On Basilisk Station by David Weber

A few days ago I thought I was going to start this review by saying that David Weber’s On Basilisk Station, the first novel in the Honor Harrington series, attempted to be feminist but almost missed the mark. After having finished it, I can say it really hits its stride in the latter half. Considering that the last few novels I’ve read have been Horus Heresy volumes, it was wonderfully refreshing just to read something that focused on a female lead character. And even more refreshing to note that Honor Harrington is not treated as an anomaly in her universe, but rather that Weber’s Navy seems to have a fairly even distribution of men and women among all ranks and positions. Women in this novel are portrayed as capable, intelligent tacticians, scheming politicians, corrupt billionaires – and each is just as sincerely written and believable as any male character in a similar position.

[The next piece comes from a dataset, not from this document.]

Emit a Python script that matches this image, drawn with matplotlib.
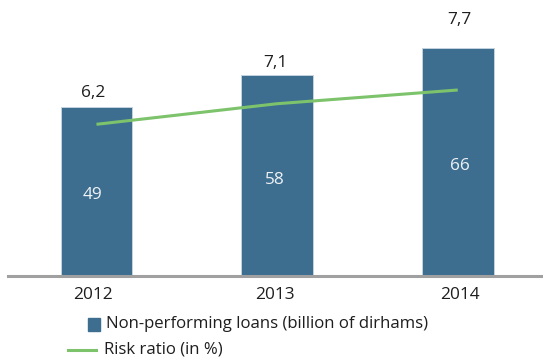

While the story itself is tight and relatively small in scope – small given that the main conflict involves a space station, wormhole travel and interplanetary espionage – the writing itself drags very occasionally. This is usually when Weber gets caught up in explaining the technological aspects of ships and weapons or the history and process of various political systems. It’s clear that the author genuinely enjoys his world-building, and it’s not that I don’t appreciate this – I can think of a lot more stories where a bit more world-building could have improved things. Weber’s bouts of exposition sometimes go on for four or five pages, eventually reading like someone rambling nervously at a bar, knowing their target is going to walk away as soon as they stop talking.

Those of you expecting a tale of swashbuckling high-space-seas adventure won’t be disappointed – though you should be warned that things take a turn for the #dark towards the end of the novel when the stakes get higher and the body count rises. I’ve never been particularly put off by blood and guts but the way the gore is treated here (serious, with odd dignity given the number of over-the-top violent deaths and their slightly-too-loving descriptions) might be a little incongruous for summer reading. Honestly though, my biggest complaint about this book pertains only to the specific edition that I bought, which features a conventionally beautiful, long-haired Honor Harrington on its cover despite numerous descriptions to the exact contrary within. I digress: the book was engaging almost all the way through, with likable characters and meaningful losses, and I will definitely buy the next installment of the series.